In general, this number is still meaningless to most of the population because nobody is watching TV from the side or backside of the screen. Mostly, you are sitting on the couch, and the TV is facing you directly; sitting on the chair, the PC monitor is also facing you directly... If you can't see the content, just adjust the TV/monitor or your chair.
The problem is, there is a situation where the monitor is stationary and the audience also doesn't want to move themselves, which means the view angle will decide how many people can see the content on the screen at the same time. This number will dominate so many things, such as the price of advertising on this screen at this place.
Imagine a commercial center using a monitor with a small view angle; maybe only 40% of the customers can read the messages from the screen, at the same time, other 60% will miss them if they are somewhere out of the angle. This might not be bad for the customers, but it is certainly bad news for the commercial center.
So, how to maximize the view angle and attract more customers? One of the choices is splicing the LED screen to form one huge screen. LED displays naturally have a view angle of over 60°, and combined with their extremely large size, they are enough to cover all the angles from which people can observe the screen.
However, as an LCD manufacturer, we strongly recommend the IPS(In-Plane-Switching) screen LCD display, which has an 89° ultra-wide view angle larger than any other LCD/LED. This ensures that everyone from any direction can see the content on the screen clearly.
I mean, not everyone has a large commercial center and needs a LED screen with a 40 m² scale; it's almost the size of a small apartment. A TV-sized IPS LCD with high brightness over 2500 nits is enough for most retail shops, numbers of LCD like this can cover all the angle people can observe your store, with the higher image performance it may have excellent effects.

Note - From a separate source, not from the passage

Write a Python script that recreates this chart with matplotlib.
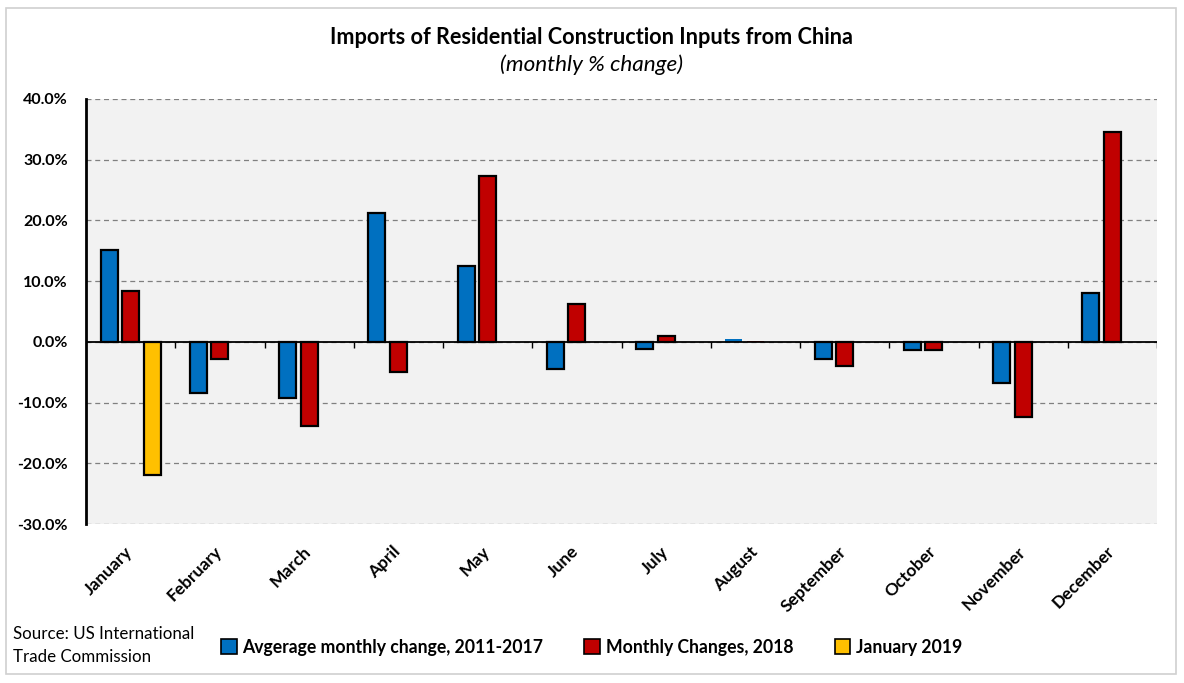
import numpy as np
import matplotlib
matplotlib.use('Agg')
import matplotlib.pyplot as plt
import matplotlib.transforms as mtransforms
from matplotlib.patches import Rectangle, Patch
from matplotlib.ticker import FuncFormatter, MultipleLocator

plt.rcParams['font.family'] = ['Lato', 'DejaVu Sans']

months = ['January', 'February', 'March', 'April', 'May', 'June', 'July',
          'August', 'September', 'October', 'November', 'December']
avg_2011_2017 = [15.1, -8.5, -9.2, 21.3, 12.5, -4.5, -1.2, 0.4, -2.9, -1.3, -6.8, 8.0]
changes_2018 = [8.3, -2.9, -13.8, -5.0, 27.3, 6.2, 1.0, 0.2, -4.0, -1.3, -12.3, 34.6]
jan_2019 = [-22.0]

series_labels = ['Avgerage monthly change, 2011-2017', 'Monthly Changes, 2018', 'January 2019']
colours = ['#0070C0', '#C00000', '#FFC000']

fig = plt.figure(figsize=(11.84, 6.83), dpi=100)
W, H = 1184.0, 683.0
ax = fig.add_axes([86 / W, 1 - 524 / H, (1157 - 86) / W, (524 - 99) / H])
ax.set_facecolor('#F2F2F2')

# chart frame
fig.patches.append(Rectangle((6 / W, 1 - 674 / H), 1170 / W, 666 / H, transform=fig.transFigure,
                             fill=False, edgecolor='#D0D0D0', linewidth=1.2, zorder=0))

x = np.arange(len(months))
width = 0.19
offset = 0.24


def edges(vals):
    # tiny bars show no outline in the original
    return ['black' if abs(v) > 0.6 else 'none' for v in vals]


ax.bar(x - offset, avg_2011_2017, width, color=colours[0], edgecolor=edges(avg_2011_2017),
       linewidth=1.6, zorder=3)
ax.bar(x, changes_2018, width, color=colours[1], edgecolor=edges(changes_2018),
       linewidth=1.6, zorder=3)
ax.bar(x[:len(jan_2019)] + offset, jan_2019, width, color=colours[2], edgecolor='black',
       linewidth=1.6, zorder=3)

ax.set_xlim(-0.5, len(months) - 0.5)
ax.set_ylim(-30, 40)
ax.yaxis.set_major_locator(MultipleLocator(10))
ax.yaxis.set_major_formatter(FuncFormatter(lambda v, p: '%.1f%%' % v))
ax.grid(axis='y', color='#808080', linestyle=(0, (4, 3)), linewidth=0.9, zorder=1)

# zero axis line with category boundary ticks
ax.axhline(0, color='black', linewidth=1.3, zorder=4)
ax.vlines(x[:-1] + 0.5, -1.0, 0, color='black', linewidth=1.0, zorder=4)
ax.vlines([len(months) - 0.5], -1.0, 0, color='black', linewidth=1.0, zorder=4)

for s in ['top', 'right', 'bottom']:
    ax.spines[s].set_visible(False)
ax.spines['left'].set_linewidth(2.0)
ax.tick_params(axis='y', length=0, pad=13, labelsize=11.5)
ax.tick_params(axis='x', length=0, pad=14, labelsize=12.5)
for lab in ax.get_yticklabels():
    lab.set_fontweight('bold')

ax.set_xticks(x)
ax.set_xticklabels(months, rotation=45, ha='right', va='top', rotation_mode='anchor',
                   fontweight='bold')
shift = mtransforms.ScaledTranslation(-6 / 100.0, 0, fig.dpi_scale_trans)
for lab in ax.get_xticklabels():
    lab.set_transform(lab.get_transform() + shift)

fig.text(0.5, 1 - 37 / H, 'Imports of Residential Construction Inputs from China',
         ha='center', va='center', fontsize=15.6, fontweight='bold')
fig.text(0.5, 1 - 65 / H, '(monthly % change)', ha='center', va='center', fontsize=16.2,
         style='italic')

fig.text(13 / W, 1 - 634 / H, 'Source: US International', ha='left', va='center', fontsize=12.2)
fig.text(13 / W, 1 - 657 / H, 'Trade Commission', ha='left', va='center', fontsize=12.2)

handles = [Patch(facecolor=c, edgecolor='black', linewidth=1.2) for c in colours]
leg = fig.legend(handles, series_labels, loc='center left', bbox_to_anchor=(205 / W, 1 - 647 / H),
                 ncol=3, frameon=False, handlelength=0.9, handleheight=0.9, handletextpad=0.3,
                 columnspacing=2.35, prop={'weight': 'bold', 'size': 12.7})

fig.savefig('out.png', dpi=100, facecolor='white')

And the reason for the IPS wide view angle is related to the image formation of the LCD. We know how LEDs form an image: each of the beads can emit different colors, and multiples of them will form the image together. The problem is that the minimum size of the LED bead is still too large, and there must be an adequate gap distance between beads for connecting and thermal dissipation.
LCDs are different; they actually refract white light into different colors. The "LCD bead" are actually molecules. Of course, each pixel on the LCD screen is further larger than the molecular size, each pixel has many liquid crystal molecules; but whatever the size or the gap, both are further smaller than what the LED has. This gives the LCD a higher resolution than an LED of the same size.
The liquid crystal molecules has the shape like this:
Follow the twist of this molecule, and the color of the light will change. A simple truth is: if the light comes through the blue arrow direction, the light out of the molecule will be reduced much more than in the yellow arrow direction. This is due to the light "walking" a longer distance inside the molecule. By the way, there are multiple layers of this molecule that light needs to pass through.
IPS only twists horizontally(in plane), so the light intensity won't have a big difference after they pass through. You can see almost the same image at a 0° view angle and an 85° view angle, but the cost is that the contrast ratio of IPS will be lower than VA(Vertical-Alignment).
Anyway, the key point of advertising is still "numbers," and the difference between high and low contrast ratios usually can't be noticed by the audience if there is no comparison. It is further smaller than the differences between resolution, I mean, between LED and LCD.